Consumers today have new ways of buying and shopping for insurance, and insurers have new ways of delivering products to their customers—but do insurers truly understand what it takes to attract and retain customers in today’s market?
Two recent studies attempt to provide insight into what consumers are looking for—but their findings differ in some key areas regarding consumer habits.
A report from Conning Research & Consulting, “Consumer Trends in Personal Lines Insurance,” says consumers today are more comfortable shopping online, and this preference is driving Personal Auto market development via growth in direct business from the Internet.
Conning says, “Online shopping has the ability to completely change an industry, altering the economics of transactions and of information gathering in ways that change traditional business relationships.”

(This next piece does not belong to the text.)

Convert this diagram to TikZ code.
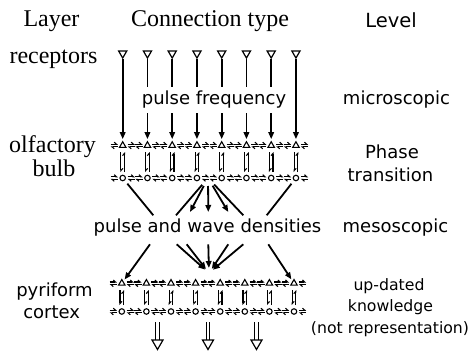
\documentclass[tikz,border=0pt]{standalone}
\usepackage{fontspec}
\setmainfont{Liberation Serif}
\newfontfamily\labelsans{DejaVu Sans}
\usetikzlibrary{arrows.meta,shapes.geometric}

\tikzset{
  serif/.style={font=\fontsize{24}{26}\selectfont, anchor=base, inner sep=0pt},
  sans/.style={font=\labelsans\fontsize{18}{20}\selectfont, anchor=base, inner sep=0pt},
  small/.style={font=\labelsans\fontsize{15.7}{18}\selectfont, anchor=base, inner sep=0pt},
  tri/.style={draw, regular polygon, regular polygon sides=3, minimum size=7.5pt,
    inner sep=0pt, line width=1.1pt},
  cell/.style={draw, circle, minimum size=5.5pt, inner sep=0pt, line width=1.1pt},
  receptor/.style={draw, regular polygon, regular polygon sides=3,
    shape border rotate=180, minimum size=9.5pt, inner sep=0pt, line width=1.2pt},
  link/.style={line width=1.8pt},
  arr/.style={link, -{Triangle[length=7pt,width=5.5pt]}},
  harp/.style={line width=1.1pt, -{Straight Barb[harpoon,length=2.2pt,width=4pt]}},
  % pair of opposed horizontal harpoons
  hpair/.pic={
    \draw[harp] (-3.6,-1.3) -- (3.6,-1.3);
    \draw[harp] (3.6,1.3) -- (-3.6,1.3);
  },
  % pair of opposed vertical harpoons, half length #1
  vpair/.pic={
    \draw[harp] (-1.8,-#1) -- (-1.8,#1);
    \draw[harp] (1.8,#1) -- (1.8,-#1);
  },
  % hollow output arrow
  outarrow/.pic={
    \draw[line width=1.2pt] (-1.8,-9) -- (-1.8,9) (1.8,-9) -- (1.8,9);
    \draw[line width=1.2pt, fill=white] (-5.5,9) -- (5.5,9) -- (0,18.5) -- cycle;
  }
}

\begin{document}
\begin{tikzpicture}[x=1pt, y=-1pt]
\useasboundingbox (0,0) rectangle (469,353);

% column headings
\node[serif] (hlayer) at (51.5,27) {Layer};
\node[serif] (hconn) at (210,27) {Connection type};
\node[sans, font=\labelsans\fontsize{19.5}{22}\selectfont] (hlevel) at (391,28) {Level};

% layer names
\node[serif] (lrec) at (53.5,64) {receptors};
\node[serif] (lolf) at (52.5,153) {olfactory};
\node[serif] (lbulb) at (54,176.5) {bulb};
\node[sans] (lpyr) at (54.5,296.5) {pyriform};
\node[sans] (lcor) at (51.7,318.3) {cortex};

% level names
\node[sans] (vmicro) at (396.5,105) {microscopic};
\node[sans] (vphase) at (392,158) {Phase};
\node[sans] (vtrans) at (390.5,181.5) {transition};
\node[sans] (vmeso) at (395.5,232) {mesoscopic};
\node[small] (vup) at (389,290) {up-dated};
\node[small] (vknow) at (390.5,311.5) {knowledge};
\node[small] (vnot) at (390,333.3) {(not representation)};

% receptors and olfactory bulb
\foreach \i in {1,...,8} {
  \pgfmathsetmacro{\xb}{122.7+24.75*(\i-1)}
  \node[receptor] (r\i) at (\xb,53.3) {};
  \node[tri] (bt\i) at (\xb,145.5) {};
  \node[cell] (bc\i) at (\xb,178) {};
  \pic at (\xb-8.5,145.5) {hpair};
  \pic at (\xb+8.5,145.5) {hpair};
  \pic at (\xb-8.5,178) {hpair};
  \pic at (\xb+8.5,178) {hpair};
  \pic at (\xb,162) {vpair=10};
}

% pyriform cortex
\foreach \i in {1,...,8} {
  \pgfmathsetmacro{\xc}{121.8+24.6*(\i-1)}
  \node[tri] (ct\i) at (\xc,283.3) {};
  \node[cell] (cc\i) at (\xc,311.5) {};
  \pic at (\xc-8.5,283.3) {hpair};
  \pic at (\xc+8.5,283.3) {hpair};
  \pic at (\xc-8.5,311.5) {hpair};
  \pic at (\xc+8.5,311.5) {hpair};
  \pic at (\xc,297.5) {vpair=7.5};
}

% receptor axons into the bulb
\foreach \i in {1,...,8}
  \draw[arr, shorten >=1.5pt] (r\i) -- (bt\i);
\node[sans, fill=white, inner xsep=1pt, inner ysep=4.5pt] (pfreq) at (214,105) {pulse frequency};

% bulb output onto the densities
\node[sans] (dens) at (207.5,232) {pulse and wave densities};
\coordinate (hub) at (208,178);
\coordinate (u1) at (153.3,215.3);
\coordinate (u2) at (176,215.3);
\coordinate (u3) at (190,212);
\coordinate (u4) at (208.3,212);
\coordinate (u5) at (228.3,212);
\coordinate (u6) at (243.3,215.3);
\coordinate (u7) at (266.7,215.3);
\draw[link, shorten <=4pt] (bc1) -- (u1);
\draw[link, shorten <=9pt] (hub) -- (u2);
\draw[arr, shorten <=9pt] (hub) -- (u3);
\draw[arr, shorten <=8pt] (hub) -- (u4);
\draw[arr, shorten <=9pt] (hub) -- (u5);
\draw[link, shorten <=9pt] (hub) -- (u6);
\draw[link, shorten <=4pt] (bc8) -- (u7);

% densities onto the cortex
\coordinate (s1) at (150,244.3);
\coordinate (s2) at (176.7,244.3);
\coordinate (s3) at (186.7,244.3);
\coordinate (s4) at (208.3,244.3);
\coordinate (s5) at (228.3,244.3);
\coordinate (s6) at (243.3,244.3);
\coordinate (s7) at (268.3,244.3);
\coordinate (sink) at (209,273);
\draw[arr, shorten >=2pt] (s1) -- (ct1);
\draw[arr, shorten >=5pt] (s2) -- (sink);
\draw[arr, shorten >=5pt] (s3) -- (sink);
\draw[arr, shorten >=5pt] (s4) -- (sink);
\draw[arr, shorten >=5pt] (s5) -- (sink);
\draw[arr, shorten >=5pt] (s6) -- (sink);
\draw[arr, shorten >=2pt] (s7) -- (ct8);

% cortical output
\pic at (157.5,331) {outarrow};
\pic at (208,331) {outarrow};
\pic at (256.5,331) {outarrow};
\end{tikzpicture}
\end{document}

This evolution, the study says, is changing the way insurance is purchased, causing leaders to reconsider business models and “altering the way in which insurers communicate with the market.”

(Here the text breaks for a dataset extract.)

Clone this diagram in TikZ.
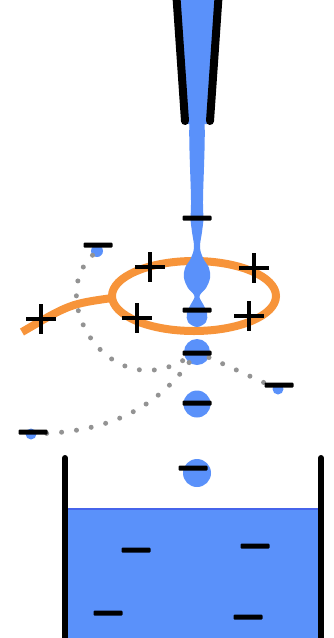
\documentclass[tikz,border=0pt]{standalone}
\usetikzlibrary{positioning}
\definecolor{jetblue}{RGB}{90,145,250}
\definecolor{surfblue}{RGB}{70,100,235}
\definecolor{ringorange}{RGB}{247,148,58}

\begin{document}
\begin{tikzpicture}[x=1pt, y=-1pt,
  drop/.style={circle, fill=jetblue, inner sep=0pt},
  neg/.style={rectangle, fill=black, minimum width=29pt, minimum height=5pt,
    inner sep=0pt, rounded corners=1pt},
  trail/.style={draw=gray!85, line width=5pt, line cap=round,
    dash pattern=on 0pt off 15pt},
  wall/.style={line width=6pt, line cap=round},
  ring/.style={draw=ringorange, line width=8pt},
  plussign/.pic={\draw[line width=3.3pt] (-15,0) -- (15,0) (0,-15) -- (0,15);},
]
\useasboundingbox (0,0) rectangle (333,638);

% Beaker with collected liquid
\fill[jetblue] (68,509) rectangle (318,645);
\draw[surfblue, line width=1.5pt] (68,509) -- (318,509);
\draw[wall] (65,458) -- (65,650);
\draw[wall] (321,458) -- (321,650);

% Ring electrode and its lead
\draw[ring] (194,296) ellipse [x radius=82, y radius=35];
\draw[ring] (112,298) .. controls (70,304) .. (22,332);

% Jet breaking up below the nozzle
\fill[jetblue] plot[smooth cycle, tension=0.6] coordinates {
  (204,115) (203,200) (203.5,218) (202,232) (200,247) (203,258) (209,268)
  (210,278) (206,288) (199.5,296) (203,304) (207,313) (206,322) (197,327)
  (188,322) (187,313) (191,304) (194.5,296) (188,288) (184,278) (185,268)
  (191,258) (194,247) (192,232) (190.5,218) (191,200) (190,115)};

% Nozzle
\fill[jetblue] (180,-5) -- (215,-5) -- (207,124) -- (188,124) -- cycle;
\draw[wall, line width=8pt] (176,-10) -- (185,121);
\draw[wall, line width=8pt] (219,-10) -- (210,121);

% Drops and stray ions
\node[drop, minimum size=26pt] (d1) at (197,352) {};
\node[drop, minimum size=27pt] (d2) at (197,404) {};
\node[drop, minimum size=28pt] (d3) at (197,473) {};
\node[drop, minimum size=12pt] (i1) at (97,251) {};
\node[drop, minimum size=11pt] (i2) at (278,389) {};
\node[drop, minimum size=11pt] (i3) at (31,434) {};

% Ion paths
\draw[trail] (i1) .. controls (45,300) and (110,405) .. (d1);
\draw[trail] (d1) -- (i2);
\draw[trail] (d1) .. controls (150,415) and (100,432) .. (i3);

% Negative charges
\node[neg] (m1) at (197,218) {};
\node[neg] (m2) at (197,310) {};
\node[neg] (m3) at (197,353) {};
\node[neg] (m4) at (197,403) {};
\node[neg] (m5) at (193,468) {};
\node[neg] (n1) at (98,245) {};
\node[neg] (n2) at (279,385) {};
\node[neg] (n3) at (33,432) {};
\foreach \p/\q [count=\k] in {136/550, 255/546, 108/613, 248/617}
  \node[neg] (l\k) at (\p,\q) {};

% Positive charges on the ring
\foreach \p/\q in {150/267, 254/268, 137/318, 249/316, 41/319}
  \pic at (\p,\q) {plussign};

\end{tikzpicture}
\end{document}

But an Ernst & Young study, “Voice of the Customer: Time for Insurers to Rethink Their Relationships,” based on a survey of 5,000 consumers in the Americas, notes that insurers have to think beyond the Web. “Our research indicates that while online is an important part of the future, it is just one component of an integrated channel-management capability that is critical to growth.”
In the Americas, E&Y says 23 percent of consumers are using a range of online channels to research purchases—well under the 32 percent of consumers in Europe and 39 percent in Asia-Pacific who are using online sources.
But E&Y contends that personal contact is still essential now and will continue to be in the future: “Customers clearly voiced a desire for both improved online access and continual personal contact when it matters.”
Another area of debate regarding the new consumer is the importance of price. The Conning study says consumers are increasingly focused on price—and that focus has intensified in the wake of the Great Recession. While some age groups may revert to pre-recession spending habits, Conning says the focus on price could be a lasting factor for younger generations.
The E&Y study agrees that price is still a key driver for purchasing behavior overall, particularly for new business, but adds that customers take other factors into consideration as well.
Fifty-eight percent of those consumers polled by E&Y say price is the key factor in purchasing insurance, but the consumers also considered such factors as whether the brand is well-known or trustworthy (42 percent); customer service (34 percent); whether they hold another product from the same insurer (31 percent); the company’s track record or reputation (29 percent); and the company’s financial strength and stability (25 percent).
Interestingly, the E&Y survey reached a different conclusion than the Conning report regarding young shoppers. According to E&Y, a relatively high proportion (43 percent) of consumers in the 18-34 demographic say they are more willing to pay a premium for a financially stable brand. Only 33 percent of customers in the 35-54 age bracket say the same.
E&Y recommends that insurers pay attention to price but also focus on product flexibility, brand positioning, customer segmentation, and ease and simplicity of the sales and renewal processes. Furthermore, the firm says insurers must manage their brand online to “ensure that blogged and tweeted comments reflect their brand values.”
Both studies pointed to additional factors that challenge traditional thinking regarding insurance consumers. For example, regarding claims service, E&Y says that while “received wisdom” is that a good claims experience will drive loyalty, its research shows that excellent claims service is expected and “will not, in itself, drive loyalty or customer retention.” However, a poor claims service is likely to drive customers away.
Conning, meanwhile, focused on the changing demographics of the insurance-buying consumer. Minority groups accounted for 83 percent of national-population growth from 2000 to 2009, the study notes.
Additionally, broken down by age, the most growth is now seen in the young and in those 65 and older—traditionally the two worst age groups for claims activity in auto insurance, Conning reports.